→ **SET EXERCISE**
Give back an exact copy of the lines from the start of the material through the line bearing "var y = d3.scaleLinear().domain([0, 25]).range([H". Include both ends and nothing else.

→ **INFORMATION PROVIDED**
--- Start ---

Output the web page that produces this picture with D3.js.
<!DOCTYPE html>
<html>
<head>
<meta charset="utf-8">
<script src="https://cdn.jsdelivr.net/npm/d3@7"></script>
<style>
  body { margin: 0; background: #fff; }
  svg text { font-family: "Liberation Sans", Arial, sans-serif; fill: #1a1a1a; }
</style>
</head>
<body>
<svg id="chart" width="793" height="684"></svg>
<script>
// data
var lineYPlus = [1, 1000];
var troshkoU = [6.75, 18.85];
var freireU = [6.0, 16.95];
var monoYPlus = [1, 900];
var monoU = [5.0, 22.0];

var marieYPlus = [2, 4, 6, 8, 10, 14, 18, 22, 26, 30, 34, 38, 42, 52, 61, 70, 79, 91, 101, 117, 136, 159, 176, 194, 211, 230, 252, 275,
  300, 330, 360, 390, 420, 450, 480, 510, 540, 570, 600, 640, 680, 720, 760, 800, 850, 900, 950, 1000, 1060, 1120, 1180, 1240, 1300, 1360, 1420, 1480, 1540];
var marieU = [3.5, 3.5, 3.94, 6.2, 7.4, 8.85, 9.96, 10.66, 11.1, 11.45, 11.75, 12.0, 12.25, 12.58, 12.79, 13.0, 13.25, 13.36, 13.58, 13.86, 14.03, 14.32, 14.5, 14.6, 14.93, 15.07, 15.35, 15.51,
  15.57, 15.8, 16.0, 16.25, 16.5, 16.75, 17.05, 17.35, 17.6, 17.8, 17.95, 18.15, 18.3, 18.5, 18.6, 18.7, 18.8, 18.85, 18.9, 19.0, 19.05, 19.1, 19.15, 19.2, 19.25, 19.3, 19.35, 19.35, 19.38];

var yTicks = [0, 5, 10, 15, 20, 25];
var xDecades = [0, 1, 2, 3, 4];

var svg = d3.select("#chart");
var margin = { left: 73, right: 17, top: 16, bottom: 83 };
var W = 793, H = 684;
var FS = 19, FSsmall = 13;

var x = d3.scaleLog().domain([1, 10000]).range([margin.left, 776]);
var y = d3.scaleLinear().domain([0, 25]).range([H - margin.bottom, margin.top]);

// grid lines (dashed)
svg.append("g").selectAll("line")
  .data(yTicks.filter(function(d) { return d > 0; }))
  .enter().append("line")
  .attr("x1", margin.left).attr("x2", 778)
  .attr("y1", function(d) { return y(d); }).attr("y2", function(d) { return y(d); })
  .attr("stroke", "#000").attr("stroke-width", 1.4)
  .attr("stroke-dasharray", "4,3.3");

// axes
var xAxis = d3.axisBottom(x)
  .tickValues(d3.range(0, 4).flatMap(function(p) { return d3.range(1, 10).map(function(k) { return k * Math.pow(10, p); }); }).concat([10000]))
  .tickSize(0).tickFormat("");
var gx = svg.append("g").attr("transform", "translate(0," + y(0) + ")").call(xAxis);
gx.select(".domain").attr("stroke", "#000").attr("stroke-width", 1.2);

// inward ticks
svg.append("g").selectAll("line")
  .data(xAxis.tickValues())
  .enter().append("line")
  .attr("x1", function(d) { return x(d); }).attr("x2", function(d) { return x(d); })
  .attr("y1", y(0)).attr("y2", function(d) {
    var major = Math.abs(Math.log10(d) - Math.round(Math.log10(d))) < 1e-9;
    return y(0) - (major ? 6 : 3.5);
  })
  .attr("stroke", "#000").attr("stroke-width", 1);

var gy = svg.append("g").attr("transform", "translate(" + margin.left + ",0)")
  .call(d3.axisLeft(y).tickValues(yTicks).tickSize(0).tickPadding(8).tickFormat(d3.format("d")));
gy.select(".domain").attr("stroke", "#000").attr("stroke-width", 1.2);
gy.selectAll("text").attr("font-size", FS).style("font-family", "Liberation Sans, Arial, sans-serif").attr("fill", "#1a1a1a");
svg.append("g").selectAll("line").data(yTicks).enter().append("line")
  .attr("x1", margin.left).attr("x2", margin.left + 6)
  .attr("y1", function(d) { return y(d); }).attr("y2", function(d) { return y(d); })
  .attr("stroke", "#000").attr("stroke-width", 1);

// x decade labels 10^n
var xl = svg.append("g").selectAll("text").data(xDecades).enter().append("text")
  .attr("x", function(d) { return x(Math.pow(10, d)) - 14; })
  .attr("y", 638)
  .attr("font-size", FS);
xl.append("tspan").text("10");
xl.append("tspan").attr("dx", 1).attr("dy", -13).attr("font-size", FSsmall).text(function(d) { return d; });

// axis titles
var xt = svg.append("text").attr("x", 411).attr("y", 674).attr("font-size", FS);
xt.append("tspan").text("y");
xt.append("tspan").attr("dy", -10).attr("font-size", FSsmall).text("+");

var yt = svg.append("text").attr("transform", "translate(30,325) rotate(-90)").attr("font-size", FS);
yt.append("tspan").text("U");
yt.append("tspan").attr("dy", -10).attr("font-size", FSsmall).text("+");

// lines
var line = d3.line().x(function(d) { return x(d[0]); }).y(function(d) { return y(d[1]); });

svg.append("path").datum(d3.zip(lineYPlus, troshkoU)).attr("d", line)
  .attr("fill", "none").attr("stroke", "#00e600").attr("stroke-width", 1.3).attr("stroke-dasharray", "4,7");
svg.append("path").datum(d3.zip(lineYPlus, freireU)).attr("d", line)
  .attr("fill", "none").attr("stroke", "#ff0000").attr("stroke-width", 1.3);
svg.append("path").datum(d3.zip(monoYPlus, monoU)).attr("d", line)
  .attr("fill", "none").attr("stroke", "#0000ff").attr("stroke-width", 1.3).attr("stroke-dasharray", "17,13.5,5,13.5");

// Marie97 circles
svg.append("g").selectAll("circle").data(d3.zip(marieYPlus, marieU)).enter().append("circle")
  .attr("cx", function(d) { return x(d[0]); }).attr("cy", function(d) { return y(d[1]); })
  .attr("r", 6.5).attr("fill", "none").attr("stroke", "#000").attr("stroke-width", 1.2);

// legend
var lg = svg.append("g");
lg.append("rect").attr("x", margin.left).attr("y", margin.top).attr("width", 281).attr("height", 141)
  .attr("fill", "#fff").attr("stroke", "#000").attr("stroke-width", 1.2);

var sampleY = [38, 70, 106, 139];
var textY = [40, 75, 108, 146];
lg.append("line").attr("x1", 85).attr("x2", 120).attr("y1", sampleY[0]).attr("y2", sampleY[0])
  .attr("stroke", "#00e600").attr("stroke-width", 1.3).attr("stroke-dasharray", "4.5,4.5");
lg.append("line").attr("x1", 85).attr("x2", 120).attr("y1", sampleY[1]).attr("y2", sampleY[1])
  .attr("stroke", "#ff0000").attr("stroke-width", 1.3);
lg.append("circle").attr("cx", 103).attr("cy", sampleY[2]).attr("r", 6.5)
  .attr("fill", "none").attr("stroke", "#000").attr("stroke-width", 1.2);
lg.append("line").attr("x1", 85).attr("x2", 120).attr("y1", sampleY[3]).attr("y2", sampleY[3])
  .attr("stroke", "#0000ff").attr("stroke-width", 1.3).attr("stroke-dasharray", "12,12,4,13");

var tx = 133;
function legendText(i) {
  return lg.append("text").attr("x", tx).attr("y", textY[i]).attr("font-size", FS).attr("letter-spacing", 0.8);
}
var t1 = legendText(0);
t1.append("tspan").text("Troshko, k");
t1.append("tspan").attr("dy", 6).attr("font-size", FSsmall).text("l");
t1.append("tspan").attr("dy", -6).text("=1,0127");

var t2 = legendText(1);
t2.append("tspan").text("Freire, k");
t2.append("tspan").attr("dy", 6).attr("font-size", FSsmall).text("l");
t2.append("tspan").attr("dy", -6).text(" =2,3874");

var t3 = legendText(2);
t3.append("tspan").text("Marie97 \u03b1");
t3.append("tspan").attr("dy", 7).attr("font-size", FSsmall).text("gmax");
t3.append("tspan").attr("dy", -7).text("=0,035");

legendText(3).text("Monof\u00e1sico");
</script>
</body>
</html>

--- End ---

→ **CORRECT RESPONSE**
Output the web page that produces this picture with D3.js.
<!DOCTYPE html>
<html>
<head>
<meta charset="utf-8">
<script src="https://cdn.jsdelivr.net/npm/d3@7"></script>
<style>
  body { margin: 0; background: #fff; }
  svg text { font-family: "Liberation Sans", Arial, sans-serif; fill: #1a1a1a; }
</style>
</head>
<body>
<svg id="chart" width="793" height="684"></svg>
<script>
// data
var lineYPlus = [1, 1000];
var troshkoU = [6.75, 18.85];
var freireU = [6.0, 16.95];
var monoYPlus = [1, 900];
var monoU = [5.0, 22.0];

var marieYPlus = [2, 4, 6, 8, 10, 14, 18, 22, 26, 30, 34, 38, 42, 52, 61, 70, 79, 91, 101, 117, 136, 159, 176, 194, 211, 230, 252, 275,
  300, 330, 360, 390, 420, 450, 480, 510, 540, 570, 600, 640, 680, 720, 760, 800, 850, 900, 950, 1000, 1060, 1120, 1180, 1240, 1300, 1360, 1420, 1480, 1540];
var marieU = [3.5, 3.5, 3.94, 6.2, 7.4, 8.85, 9.96, 10.66, 11.1, 11.45, 11.75, 12.0, 12.25, 12.58, 12.79, 13.0, 13.25, 13.36, 13.58, 13.86, 14.03, 14.32, 14.5, 14.6, 14.93, 15.07, 15.35, 15.51,
  15.57, 15.8, 16.0, 16.25, 16.5, 16.75, 17.05, 17.35, 17.6, 17.8, 17.95, 18.15, 18.3, 18.5, 18.6, 18.7, 18.8, 18.85, 18.9, 19.0, 19.05, 19.1, 19.15, 19.2, 19.25, 19.3, 19.35, 19.35, 19.38];

var yTicks = [0, 5, 10, 15, 20, 25];
var xDecades = [0, 1, 2, 3, 4];

var svg = d3.select("#chart");
var margin = { left: 73, right: 17, top: 16, bottom: 83 };
var W = 793, H = 684;
var FS = 19, FSsmall = 13;

var x = d3.scaleLog().domain([1, 10000]).range([margin.left, 776]);
var y = d3.scaleLinear().domain([0, 25]).range([H - margin.bottom, margin.top]);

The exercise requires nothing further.